> [YOUR GOAL]:
Reproduce every line of the listing as written, apart from the pictures.

> [SUPPLIED INFORMATION]:

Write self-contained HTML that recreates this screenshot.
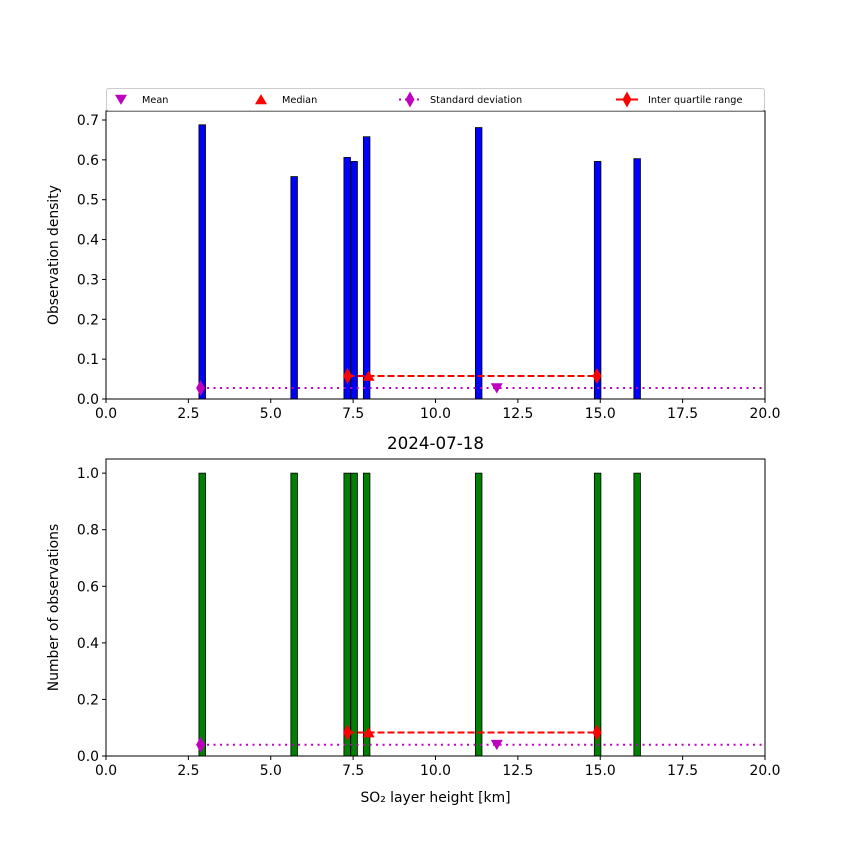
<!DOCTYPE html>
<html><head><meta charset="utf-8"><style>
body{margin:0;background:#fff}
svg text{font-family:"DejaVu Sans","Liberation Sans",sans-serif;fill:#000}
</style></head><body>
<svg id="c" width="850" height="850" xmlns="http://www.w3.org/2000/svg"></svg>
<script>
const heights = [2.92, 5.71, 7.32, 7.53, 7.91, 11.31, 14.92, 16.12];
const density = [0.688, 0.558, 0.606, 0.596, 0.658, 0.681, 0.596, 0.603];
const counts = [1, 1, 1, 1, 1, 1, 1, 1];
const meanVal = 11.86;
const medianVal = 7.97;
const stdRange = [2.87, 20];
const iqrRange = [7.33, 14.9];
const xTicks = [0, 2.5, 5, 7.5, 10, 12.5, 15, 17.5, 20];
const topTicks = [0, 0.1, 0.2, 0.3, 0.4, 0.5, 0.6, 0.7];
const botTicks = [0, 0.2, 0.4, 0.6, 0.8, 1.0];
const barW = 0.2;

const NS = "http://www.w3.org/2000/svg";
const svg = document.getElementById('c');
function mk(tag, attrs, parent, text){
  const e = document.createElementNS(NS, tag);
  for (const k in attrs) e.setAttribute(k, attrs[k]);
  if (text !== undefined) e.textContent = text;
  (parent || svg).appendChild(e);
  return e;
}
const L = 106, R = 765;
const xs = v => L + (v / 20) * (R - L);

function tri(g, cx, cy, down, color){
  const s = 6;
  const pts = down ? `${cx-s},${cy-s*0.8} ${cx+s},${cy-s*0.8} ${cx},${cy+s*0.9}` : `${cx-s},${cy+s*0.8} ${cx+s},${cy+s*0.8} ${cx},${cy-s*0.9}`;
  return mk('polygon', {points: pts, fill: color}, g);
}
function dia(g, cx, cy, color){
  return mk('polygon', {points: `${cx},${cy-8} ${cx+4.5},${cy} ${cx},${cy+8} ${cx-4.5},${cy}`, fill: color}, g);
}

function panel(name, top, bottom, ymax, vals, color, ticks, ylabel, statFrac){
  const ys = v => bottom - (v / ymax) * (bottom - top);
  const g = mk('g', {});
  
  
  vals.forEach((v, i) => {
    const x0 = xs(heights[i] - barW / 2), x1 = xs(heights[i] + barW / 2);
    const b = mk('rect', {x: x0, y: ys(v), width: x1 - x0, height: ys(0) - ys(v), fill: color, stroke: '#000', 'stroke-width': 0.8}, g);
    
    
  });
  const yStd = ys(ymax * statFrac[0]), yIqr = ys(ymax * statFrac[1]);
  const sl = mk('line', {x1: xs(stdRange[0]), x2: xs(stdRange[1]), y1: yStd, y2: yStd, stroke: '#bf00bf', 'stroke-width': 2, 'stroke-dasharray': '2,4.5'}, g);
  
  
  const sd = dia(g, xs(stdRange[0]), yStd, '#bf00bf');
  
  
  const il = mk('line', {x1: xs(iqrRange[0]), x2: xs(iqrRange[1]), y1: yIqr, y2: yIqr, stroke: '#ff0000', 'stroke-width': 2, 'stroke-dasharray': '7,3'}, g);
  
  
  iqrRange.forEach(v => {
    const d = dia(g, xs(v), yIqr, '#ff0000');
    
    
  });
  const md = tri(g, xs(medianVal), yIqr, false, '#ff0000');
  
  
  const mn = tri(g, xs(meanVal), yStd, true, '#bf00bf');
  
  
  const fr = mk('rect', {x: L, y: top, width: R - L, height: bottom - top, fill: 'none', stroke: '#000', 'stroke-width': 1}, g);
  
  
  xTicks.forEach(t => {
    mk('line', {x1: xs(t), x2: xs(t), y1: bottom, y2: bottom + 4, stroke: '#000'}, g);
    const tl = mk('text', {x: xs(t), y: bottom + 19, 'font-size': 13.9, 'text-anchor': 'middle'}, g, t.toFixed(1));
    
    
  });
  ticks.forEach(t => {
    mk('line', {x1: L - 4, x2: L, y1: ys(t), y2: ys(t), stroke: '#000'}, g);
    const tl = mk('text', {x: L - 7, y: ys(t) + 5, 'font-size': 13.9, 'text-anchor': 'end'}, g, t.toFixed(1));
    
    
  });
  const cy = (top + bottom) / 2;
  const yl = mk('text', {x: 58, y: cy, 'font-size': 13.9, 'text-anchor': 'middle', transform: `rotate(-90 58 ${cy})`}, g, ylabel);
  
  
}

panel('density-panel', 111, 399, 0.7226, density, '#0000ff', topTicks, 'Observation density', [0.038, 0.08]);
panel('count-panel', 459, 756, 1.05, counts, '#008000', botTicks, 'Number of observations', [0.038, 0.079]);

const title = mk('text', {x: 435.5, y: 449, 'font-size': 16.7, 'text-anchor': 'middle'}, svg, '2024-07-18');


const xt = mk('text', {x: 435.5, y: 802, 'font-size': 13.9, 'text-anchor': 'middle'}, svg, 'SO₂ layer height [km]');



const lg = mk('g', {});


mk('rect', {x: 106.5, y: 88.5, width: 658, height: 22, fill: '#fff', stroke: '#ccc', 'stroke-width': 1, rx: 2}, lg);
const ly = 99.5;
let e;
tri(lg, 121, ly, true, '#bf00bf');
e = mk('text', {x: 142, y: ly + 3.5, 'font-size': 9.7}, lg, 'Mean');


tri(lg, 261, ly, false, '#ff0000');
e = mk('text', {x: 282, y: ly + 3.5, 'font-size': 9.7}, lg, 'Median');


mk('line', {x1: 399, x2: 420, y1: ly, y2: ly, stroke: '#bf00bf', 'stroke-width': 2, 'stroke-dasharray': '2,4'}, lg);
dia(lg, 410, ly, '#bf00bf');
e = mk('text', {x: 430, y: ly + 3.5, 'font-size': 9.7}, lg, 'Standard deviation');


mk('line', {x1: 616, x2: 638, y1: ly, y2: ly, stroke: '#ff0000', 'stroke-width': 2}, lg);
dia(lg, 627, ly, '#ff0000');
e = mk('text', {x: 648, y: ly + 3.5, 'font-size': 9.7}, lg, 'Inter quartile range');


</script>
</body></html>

> [RESPONSE]:
Write self-contained HTML that recreates this screenshot.
<!DOCTYPE html>
<html><head><meta charset="utf-8"><style>
body{margin:0;background:#fff}
svg text{font-family:"DejaVu Sans","Liberation Sans",sans-serif;fill:#000}
</style></head><body>
<svg id="c" width="850" height="850" xmlns="http://www.w3.org/2000/svg"></svg>
<script>
const heights = [2.92, 5.71, 7.32, 7.53, 7.91, 11.31, 14.92, 16.12];
const density = [0.688, 0.558, 0.606, 0.596, 0.658, 0.681, 0.596, 0.603];
const counts = [1, 1, 1, 1, 1, 1, 1, 1];
const meanVal = 11.86;
const medianVal = 7.97;
const stdRange = [2.87, 20];
const iqrRange = [7.33, 14.9];
const xTicks = [0, 2.5, 5, 7.5, 10, 12.5, 15, 17.5, 20];
const topTicks = [0, 0.1, 0.2, 0.3, 0.4, 0.5, 0.6, 0.7];
const botTicks = [0, 0.2, 0.4, 0.6, 0.8, 1.0];
const barW = 0.2;

const NS = "http://www.w3.org/2000/svg";
const svg = document.getElementById('c');
function mk(tag, attrs, parent, text){
  const e = document.createElementNS(NS, tag);
  for (const k in attrs) e.setAttribute(k, attrs[k]);
  if (text !== undefined) e.textContent = text;
  (parent || svg).appendChild(e);
  return e;
}
const L = 106, R = 765;
const xs = v => L + (v / 20) * (R - L);

function tri(g, cx, cy, down, color){
  const s = 6;
  const pts = down ? `${cx-s},${cy-s*0.8} ${cx+s},${cy-s*0.8} ${cx},${cy+s*0.9}` : `${cx-s},${cy+s*0.8} ${cx+s},${cy+s*0.8} ${cx},${cy-s*0.9}`;
  return mk('polygon', {points: pts, fill: color}, g);
}
function dia(g, cx, cy, color){
  return mk('polygon', {points: `${cx},${cy-8} ${cx+4.5},${cy} ${cx},${cy+8} ${cx-4.5},${cy}`, fill: color}, g);
}

function panel(name, top, bottom, ymax, vals, color, ticks, ylabel, statFrac){
  const ys = v => bottom - (v / ymax) * (bottom - top);
  const g = mk('g', {});
  
  
  vals.forEach((v, i) => {
    const x0 = xs(heights[i] - barW / 2), x1 = xs(heights[i] + barW / 2);
    const b = mk('rect', {x: x0, y: ys(v), width: x1 - x0, height: ys(0) - ys(v), fill: color, stroke: '#000', 'stroke-width': 0.8}, g);
    
    
  });
  const yStd = ys(ymax * statFrac[0]), yIqr = ys(ymax * statFrac[1]);
  const sl = mk('line', {x1: xs(stdRange[0]), x2: xs(stdRange[1]), y1: yStd, y2: yStd, stroke: '#bf00bf', 'stroke-width': 2, 'stroke-dasharray': '2,4.5'}, g);
  
  
  const sd = dia(g, xs(stdRange[0]), yStd, '#bf00bf');
  
  
  const il = mk('line', {x1: xs(iqrRange[0]), x2: xs(iqrRange[1]), y1: yIqr, y2: yIqr, stroke: '#ff0000', 'stroke-width': 2, 'stroke-dasharray': '7,3'}, g);
  
  
  iqrRange.forEach(v => {
    const d = dia(g, xs(v), yIqr, '#ff0000');
    
    
  });
  const md = tri(g, xs(medianVal), yIqr, false, '#ff0000');
  
  
  const mn = tri(g, xs(meanVal), yStd, true, '#bf00bf');
  
  
  const fr = mk('rect', {x: L, y: top, width: R - L, height: bottom - top, fill: 'none', stroke: '#000', 'stroke-width': 1}, g);
  
  
  xTicks.forEach(t => {
    mk('line', {x1: xs(t), x2: xs(t), y1: bottom, y2: bottom + 4, stroke: '#000'}, g);
    const tl = mk('text', {x: xs(t), y: bottom + 19, 'font-size': 13.9, 'text-anchor': 'middle'}, g, t.toFixed(1));
    
    
  });
  ticks.forEach(t => {
    mk('line', {x1: L - 4, x2: L, y1: ys(t), y2: ys(t), stroke: '#000'}, g);
    const tl = mk('text', {x: L - 7, y: ys(t) + 5, 'font-size': 13.9, 'text-anchor': 'end'}, g, t.toFixed(1));
    
    
  });
  const cy = (top + bottom) / 2;
  const yl = mk('text', {x: 58, y: cy, 'font-size': 13.9, 'text-anchor': 'middle', transform: `rotate(-90 58 ${cy})`}, g, ylabel);
  
  
}

panel('density-panel', 111, 399, 0.7226, density, '#0000ff', topTicks, 'Observation density', [0.038, 0.08]);
panel('count-panel', 459, 756, 1.05, counts, '#008000', botTicks, 'Number of observations', [0.038, 0.079]);

const title = mk('text', {x: 435.5, y: 449, 'font-size': 16.7, 'text-anchor': 'middle'}, svg, '2024-07-18');


const xt = mk('text', {x: 435.5, y: 802, 'font-size': 13.9, 'text-anchor': 'middle'}, svg, 'SO₂ layer height [km]');



const lg = mk('g', {});


mk('rect', {x: 106.5, y: 88.5, width: 658, height: 22, fill: '#fff', stroke: '#ccc', 'stroke-width': 1, rx: 2}, lg);
const ly = 99.5;
let e;
tri(lg, 121, ly, true, '#bf00bf');
e = mk('text', {x: 142, y: ly + 3.5, 'font-size': 9.7}, lg, 'Mean');


tri(lg, 261, ly, false, '#ff0000');
e = mk('text', {x: 282, y: ly + 3.5, 'font-size': 9.7}, lg, 'Median');


mk('line', {x1: 399, x2: 420, y1: ly, y2: ly, stroke: '#bf00bf', 'stroke-width': 2, 'stroke-dasharray': '2,4'}, lg);
dia(lg, 410, ly, '#bf00bf');
e = mk('text', {x: 430, y: ly + 3.5, 'font-size': 9.7}, lg, 'Standard deviation');


mk('line', {x1: 616, x2: 638, y1: ly, y2: ly, stroke: '#ff0000', 'stroke-width': 2}, lg);
dia(lg, 627, ly, '#ff0000');
e = mk('text', {x: 648, y: ly + 3.5, 'font-size': 9.7}, lg, 'Inter quartile range');


</script>
</body></html>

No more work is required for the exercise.